Vietnamese crab noodle soup, also called Bún Riêu Cua or simply Bún Riêu is a tasty noodle dish. It is combined with Vietnamese aromatic herbs and topped with other vegetables and fried tofu for a complete meal. Vietnamese crab noodle soup  is  usually garnished with feathery-like crab cakes in tomato and fermented shrimp (called mắm tôm) broth. Once you’re ready to serve, shredded lettuce and mint finish the dish for added crunch along with lime and a drizzle of nuoc mam ( fish sauce).

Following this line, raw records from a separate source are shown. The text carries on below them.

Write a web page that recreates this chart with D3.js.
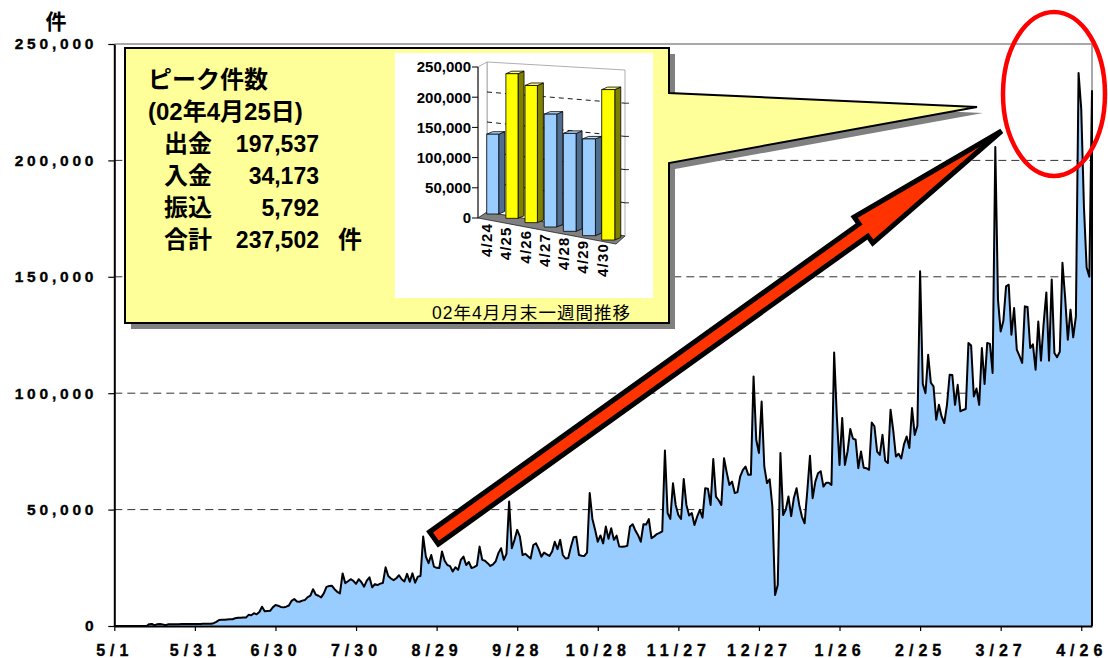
<!DOCTYPE html>
<html><head><meta charset="utf-8">
<script src="https://cdn.jsdelivr.net/npm/d3@7"></script>
<style>body{margin:0;background:#fff}svg{display:block}</style>
</head><body>
<svg id="c" width="1108" height="658"></svg>
<script>
// ---------- data ----------
const startDate = "2001-05-01";
const values = [
0,0,0,0,0,0,0,0,0,0,
0,0,0,800,900,300,800,900,700,300,
700,800,800,800,800,900,900,900,900,900,
900,900,900,1000,1000,1000,1000,1200,1800,2600,
2700,2700,2800,2900,2900,3300,3500,3500,3600,3600,
4800,4600,5500,5000,6000,8300,6300,6400,6500,8000,
9000,8700,8200,8000,8300,8800,10800,11600,10500,10400,
10900,11200,12400,13000,15800,13500,13000,12300,14000,16800,
17200,17300,15800,14700,14000,22600,18400,19200,20100,19400,
18100,20100,18800,16900,19500,20900,16600,18000,17600,18200,
18500,25200,21500,20400,19700,20500,21800,20100,19100,22400,
19000,22600,18600,21200,21500,38400,29800,27000,30500,25500,
25000,24900,32000,28000,26200,25700,23400,25200,24100,28400,
29800,26200,27500,24900,25300,26000,34100,28400,28000,27000,
25800,26500,27800,31300,33400,28400,31000,53500,33400,37000,
41300,38400,30500,31000,30000,29000,34800,35500,33000,29800,
31500,30800,30100,32000,36200,33000,37000,30500,29000,29200,
34000,38100,38300,30500,30200,30100,31500,57100,46000,41300,
36200,38900,35500,42700,37500,42000,37000,38800,34100,34000,
34100,34500,42700,43700,41000,39000,36200,43700,43600,45900,
37700,38500,39500,40000,40600,75400,48500,46000,61300,52000,
47700,46000,63100,52000,47500,48500,43400,47000,49900,46500,
59200,59000,52000,71700,55600,54000,52000,72100,66000,60600,
62000,57100,57500,64200,67000,68500,65000,65000,107200,80000,
74300,96400,68500,61400,63000,51300,13300,17600,74300,47700,
50000,55600,47200,55000,59200,52000,47000,44100,58000,73100,
54900,62000,65600,66500,59900,61500,61500,60600,117500,90000,
69200,89300,69200,75000,84600,80500,80000,67800,75000,68000,
67800,67100,87400,85800,74900,73500,82100,71000,70000,92900,
84000,72800,74000,72000,78000,81400,76500,93600,82100,86000,
152400,104000,100000,116500,104500,102900,88600,95000,90000,87200,
95000,107900,107800,95000,103600,92200,92800,93200,121600,120500,
98600,102000,95000,119400,104000,121600,121200,108700,205800,140200,
126500,131000,145900,146600,125100,136600,118700,116000,113000,137300,
137000,119400,121000,110100,130800,114000,130000,143300,114000,148800,
117300,115500,117800,156000,141000,123000,135900,124000,133000,237502,
222000,180000,154000,150000,230000
];
const yTicks = [0, 50000, 100000, 150000, 200000, 250000];
const xTickDates = ["2001-05-01","2001-05-31","2001-06-30","2001-07-30","2001-08-29","2001-09-28",
  "2001-10-28","2001-11-27","2001-12-27","2002-01-26","2002-02-25","2002-03-27","2002-04-26"];
const xTickLabels = ["5/1","5/31","6/30","7/30","8/29","9/28","10/28","11/27","12/27","1/26","2/25","3/27","4/26"];
const unitLabel = "件";

const peakTitle = ["ピーク件数", "(02年4月25日)"];
const peakItems = ["出金", "入金", "振込", "合計"];
const peakCounts = [197537, 34173, 5792, 237502];

const insetDates = ["4/24","4/25","4/26","4/27","4/28","4/29","4/30"];
const insetValues = [133000, 237502, 222000, 180000, 154000, 150000, 230000];
const insetHighlight = [false, true, true, false, false, false, true];
const insetTicks = [0, 50000, 100000, 150000, 200000, 250000];
const insetCaption = "02年4月月末一週間推移";

// ---------- setup ----------
const svg = d3.select("#c");
const LAT = "Liberation Sans, Arial, Helvetica, sans-serif";
const JP = "Liberation Sans, Noto Sans CJK JP, sans-serif";
const plot = {left: 114.3, right: 1092, top: 44, bottom: 626};
const parse = d3.utcParse("%Y-%m-%d");
const start = parse(startDate);
const series = values.map((v, i) => ({date: d3.utcDay.offset(start, i), value: v}));

const x = d3.scaleUtc().domain(d3.extent(series, d => d.date)).range([plot.left, plot.right]);
const y = d3.scaleLinear().domain([0, 250000]).range([plot.bottom, plot.top]);

// plot border (top / right)
svg.append("path")
  .attr("d", `M${plot.left},${plot.top}H${plot.right}V${plot.bottom}`)
  .attr("fill", "none").attr("stroke", "#8c8c8c").attr("stroke-width", 1.5);

// gridlines
svg.append("g").selectAll("line")
  .data(yTicks.filter(v => v > 0 && v < 250000)).join("line")
  .attr("x1", plot.left).attr("x2", plot.right)
  .attr("y1", d => y(d)).attr("y2", d => y(d))
  .attr("stroke", "#333").attr("stroke-width", 1).attr("stroke-dasharray", "8,5");

// area + line
const area = d3.area().x(d => x(d.date)).y0(y(0)).y1(d => y(d.value));
svg.append("path").datum(series).attr("d", area).attr("fill", "#99CCFF");
const line = d3.line().x(d => x(d.date)).y(d => y(d.value));
svg.append("path").datum(series).attr("d", line)
  .attr("fill", "none").attr("stroke", "#000").attr("stroke-width", 2).attr("stroke-linejoin", "round");
const last = series[series.length - 1];
svg.append("line")
  .attr("x1", x(last.date)).attr("x2", x(last.date))
  .attr("y1", y(last.value)).attr("y2", y(0))
  .attr("stroke", "#000").attr("stroke-width", 2);

// axes
const gx = svg.append("g").attr("transform", `translate(0,${plot.bottom})`)
  .call(d3.axisBottom(x).tickValues(xTickDates.map(parse))
    .tickFormat((d, i) => xTickLabels[i]).tickSize(5).tickSizeOuter(0));
gx.attr("font-family", LAT).attr("font-size", 16);
gx.select(".domain").attr("stroke", "#000").attr("stroke-width", 2);
gx.selectAll(".tick line").attr("stroke", "#000").attr("stroke-width", 1.2);
gx.selectAll(".tick text").attr("y", 19).attr("font-weight", "bold")
  .attr("letter-spacing", 5).attr("fill", "#000")
  .attr("stroke", "#000").attr("stroke-width", 0.35);

const gy = svg.append("g").attr("transform", `translate(${plot.left},0)`)
  .call(d3.axisLeft(y).tickValues(yTicks).tickFormat(d3.format(",")).tickSize(6).tickSizeOuter(0));
gy.attr("font-family", LAT).attr("font-size", 15.5);
gy.select(".domain").attr("stroke", "#000").attr("stroke-width", 2);
gy.selectAll(".tick line").attr("stroke", "#000").attr("stroke-width", 1.2);
gy.selectAll(".tick text").attr("x", -17).attr("font-weight", "bold")
  .attr("letter-spacing", 3.8).attr("fill", "#000")
  .attr("stroke", "#000").attr("stroke-width", 0.35);

svg.append("text").attr("x", 56).attr("y", 29).attr("text-anchor", "middle")
  .attr("font-family", JP).attr("font-weight", "bold").attr("font-size", 21).text(unitLabel);

// ---------- callout ----------
const callout = [[125,48],[669,48],[669,93],[977,107],[669,163],[669,323],[125,323]];
svg.append("polygon").attr("points", callout.map(p => [p[0] + 6, p[1] + 6].join(",")).join(" "))
  .attr("fill", "#808080");
svg.append("polygon").attr("points", callout.map(p => p.join(",")).join(" "))
  .attr("fill", "#FFFF99").attr("stroke", "#000").attr("stroke-width", 2).attr("stroke-linejoin", "miter");

const tg = svg.append("g").attr("font-family", JP).attr("font-weight", "bold").attr("fill", "#000");
tg.append("text").attr("x", 148).attr("y", 88).attr("font-size", 24).text(peakTitle[0]);
tg.append("text").attr("x", 148).attr("y", 119.5).attr("font-size", 24).text(peakTitle[1]);
const fmt = d3.format(",");
peakItems.forEach((lab, i) => {
  const by = 151.5 + i * 32;
  tg.append("text").attr("x", 164).attr("y", by).attr("font-size", 24).text(lab);
  tg.append("text").attr("x", 319).attr("y", by).attr("font-size", 23)
    .attr("text-anchor", "end").attr("font-family", LAT).text(fmt(peakCounts[i]));
});
tg.append("text").attr("x", 338).attr("y", 151.5 + 3 * 32).attr("font-size", 24).text(unitLabel);

// ---------- inset 3D bar chart ----------
const ig = svg.append("g");
ig.append("rect").attr("x", 395).attr("y", 53).attr("width", 258).attr("height", 245).attr("fill", "#fff");
const yF = d3.scaleLinear().domain([0, 250000]).range([218, 67]);   // front-left axis
const yBL = d3.scaleLinear().domain([0, 250000]).range([212, 62]);  // back-left corner
const yBR = d3.scaleLinear().domain([0, 250000]).range([236, 70]);  // back-right corner
const xF = 478, xBL = 487, xBR = 625;
ig.append("polygon").attr("points", `${xBL},${yBL(250000)} ${xBR},${yBR(250000)} ${xBR},${yBR(0)} ${xBL},${yBL(0)}`)
  .attr("fill", "#fff").attr("stroke", "#999").attr("stroke-width", 0.8);
ig.append("polygon").attr("points", `${xF},${yF(250000)} ${xBL},${yBL(250000)} ${xBL},${yBL(0)} ${xF},${yF(0)}`)
  .attr("fill", "#fff").attr("stroke", "#999").attr("stroke-width", 0.8);
ig.selectAll(".ig").data(insetTicks.filter(v => v > 0 && v < 250000)).join("line")
  .attr("x1", xBL).attr("x2", xBR).attr("y1", d => yBL(d)).attr("y2", d => yBR(d))
  .attr("stroke", "#000").attr("stroke-width", 0.9).attr("stroke-dasharray", "5,4");
ig.selectAll(".rt").data(insetTicks.filter(v => v > 0 && v < 250000)).join("line")
  .attr("x1", xBR).attr("x2", xBR + 4).attr("y1", d => yBR(d)).attr("y2", d => yBR(d))
  .attr("stroke", "#000").attr("stroke-width", 0.8);
ig.append("polygon").attr("points", `${xF},${yF(0)} ${xBL},${yBL(0)} ${xBR},${yBR(0)} 616,244`)
  .attr("fill", "#808080").attr("stroke", "#222").attr("stroke-width", 0.8);
ig.append("line").attr("x1", xF).attr("x2", xF).attr("y1", yF(0)).attr("y2", yF(250000))
  .attr("stroke", "#000").attr("stroke-width", 1);
ig.selectAll(".lt").data(insetTicks).join("line")
  .attr("x1", xF - 6).attr("x2", xF).attr("y1", d => yF(d)).attr("y2", d => yF(d))
  .attr("stroke", "#000").attr("stroke-width", 1);
ig.selectAll(".ll").data(insetTicks).join("text")
  .attr("x", 471).attr("y", d => yF(d) + 5.3).attr("text-anchor", "end")
  .attr("font-family", LAT).attr("font-weight", "bold").attr("font-size", 15).text(d => fmt(d));

const xb = d3.scaleBand().domain(insetDates).range([480, 620.4]).paddingInner(0.375).paddingOuter(0.35);
const idx = d3.scaleLinear().domain([0, insetDates.length - 1]);
const base = idx.copy().range([214, 240]);
const persp = idx.copy().range([1, 1.09]);
const hS = d3.scaleLinear().domain([0, 250000]).range([0, 150]);
const dx = 6, dy = -2.5;
insetDates.forEach((d, i) => {
  const x0 = xb(d), w = xb.bandwidth() * persp(i), yb = base(i);
  const yt = yb - hS(insetValues[i]) * persp(i);
  const hl = insetHighlight[i];
  const front = hl ? "#FFFF00" : "#99CCFF", side = hl ? "#808000" : "#4F6E8F", top = hl ? "#FFFF66" : "#B8DCFF";
  const g = ig.append("g").attr("stroke", "#000").attr("stroke-width", 0.8).attr("stroke-linejoin", "round");
  g.append("polygon").attr("points", `${x0+w},${yb} ${x0+w},${yt} ${x0+w+dx},${yt+dy} ${x0+w+dx},${yb+dy}`).attr("fill", side);
  g.append("polygon").attr("points", `${x0},${yt} ${x0+dx},${yt+dy} ${x0+w+dx},${yt+dy} ${x0+w},${yt}`).attr("fill", top);
  g.append("rect").attr("x", x0).attr("y", yt).attr("width", w).attr("height", yb - yt).attr("fill", front);
  ig.append("text")
    .attr("transform", `translate(${x0 + w / 2 - 0.5},${yb + 9 - i}) rotate(-90)`)
    .attr("text-anchor", "end").attr("font-family", LAT).attr("font-weight", "bold")
    .attr("font-size", 15).attr("letter-spacing", 1.2).text(d);
});
ig.append("text").attr("x", 432).attr("y", 319).attr("font-family", JP).attr("font-size", 17.5)
  .attr("textLength", 198).attr("lengthAdjust", "spacing").text(insetCaption);

// ---------- arrow ----------
const tail = [x(series[119].date), 538], tip = [x(series[327].date) + 9, 131];
const L = Math.hypot(tip[0] - tail[0], tip[1] - tail[1]);
const u = [(tip[0] - tail[0]) / L, (tip[1] - tail[1]) / L], n = [-u[1], u[0]];
const hw = 7.5, hh = 16, hl = 170;
const B = [tip[0] - u[0] * hl, tip[1] - u[1] * hl];
const P = (p, k) => [p[0] + n[0] * k, p[1] + n[1] * k];
const arrowPts = [P(tail, hw), P(B, hw), P(B, hh), tip, P(B, -hh), P(B, -hw), P(tail, -hw)];
svg.append("polygon").attr("points", arrowPts.map(p => p.join(",")).join(" "))
  .attr("fill", "#FF3300").attr("stroke", "#000").attr("stroke-width", 5).attr("stroke-linejoin", "miter");

// ---------- highlight ellipse ----------
svg.append("ellipse").attr("cx", 1054).attr("cy", 94).attr("rx", 51).attr("ry", 82)
  .attr("fill", "none").attr("stroke", "#FF0000").attr("stroke-width", 4.5);
</script>
</body></html>
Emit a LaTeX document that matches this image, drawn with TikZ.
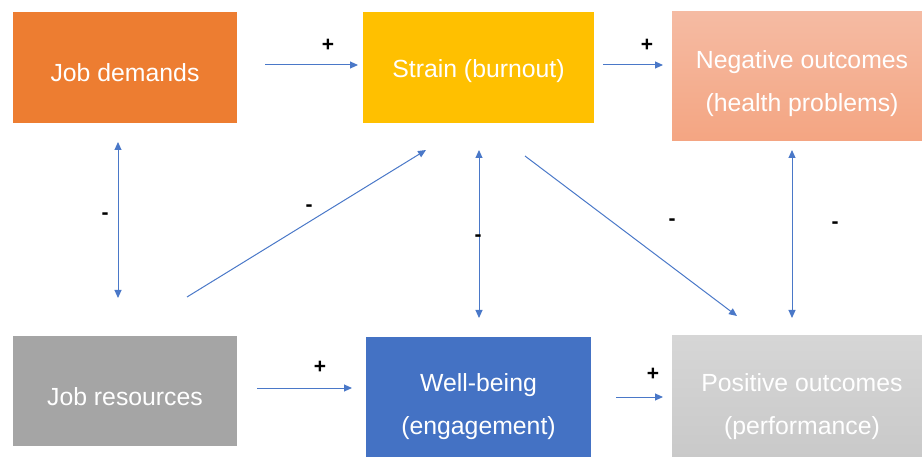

If crab is your favourite seafood, let’s try to make Vietnamese crab noodle soup with this recipe

  • How to cook Vietnamese crab noodle soup (quick & simple version)


Ingredients: (6 servings)
3 tomatoes, 3 eggs, 300g minced pork
1 can of minced crab in spices
1tbsp fine shrimp sauce, 1tbsp tamarind
Thin rice noodle “bún”
1 onion, garlic, spring onion, bean sprouts, fish sauce


How to make bun rieu
Cut tomatoes into wedges
Cut the onion into halves
In a big bowl, beat 3 eggs and mix well with 1 can of minced crab in spices
Add in 300g minced pork and mix well
Add 1tsp salt
In a pot fry minced garlic and onion till fragrant
Stir-fry tomato with 1tbsp fish sauce
Cover the lid and cook for 3 mins
Then add 1½ liter boiling water.
Add onion, 1tsp salt, 1tbsp tamarind, 1tbsp fine shrimp paste
Scoop the crab meat mixture into the soup pot.

The meat is cooked when they float to the surface

Boil noodle:
Add 1tsp vinegar into the water and boil the noodles on high heat, following package instructions.
Drain the noodles in a strainer and wash with cold water.